2. Context is King (The "Local Practice" Rule)
Rambam notes that definitions like "harvest time" depend on local practice (10:10). In business, your "Q3" or "industry standard" is not universal. Decision Rule: If you don't anchor your promises in your internal context, the market will anchor them in theirs. Always qualify commitments with your specific definitions of success.

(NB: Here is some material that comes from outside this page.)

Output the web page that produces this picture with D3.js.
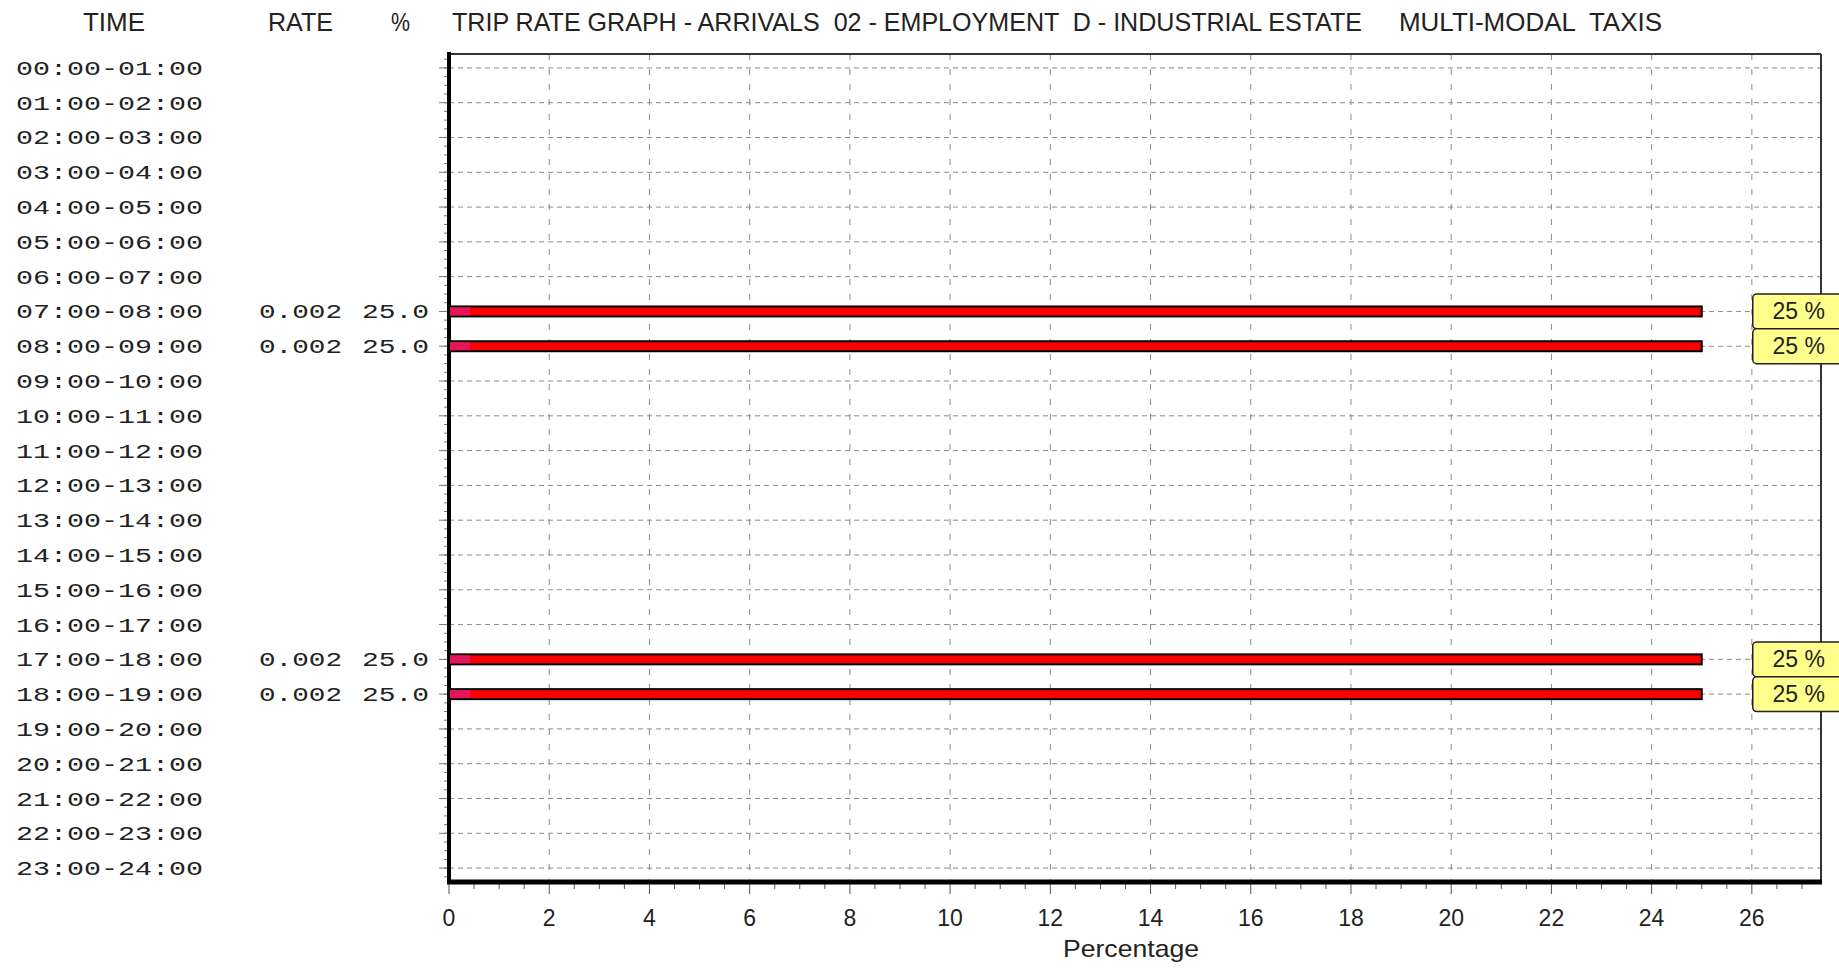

3. The "Unresolved Question" Risk
When a vow is ambiguous, it creates an "unresolved question" (safek). You aren't punished for breaking it, but you are forbidden from acting as if it doesn't exist. Decision Rule: Ambiguous promises paralyze operations. If you can’t clarify a commitment, retract it formally before acting.
Policy Move
The "Definition of Done" Protocol: For every external commitment, the project lead must circulate a 1-sentence "Commitment Charter" that defines exactly what constitutes completion. If the charter isn't signed off, the commitment is not valid.
Board-Level Question
"Are there any open-ended promises we’ve made to customers or investors that lack a firm 'stop-date,' and if so, how are we formally clarifying them to prevent operational paralysis?"
Takeaway
Ambiguity in leadership is just a vow that hasn't come due yet. Define your terms today, or the market will define them for you—at the worst possible time.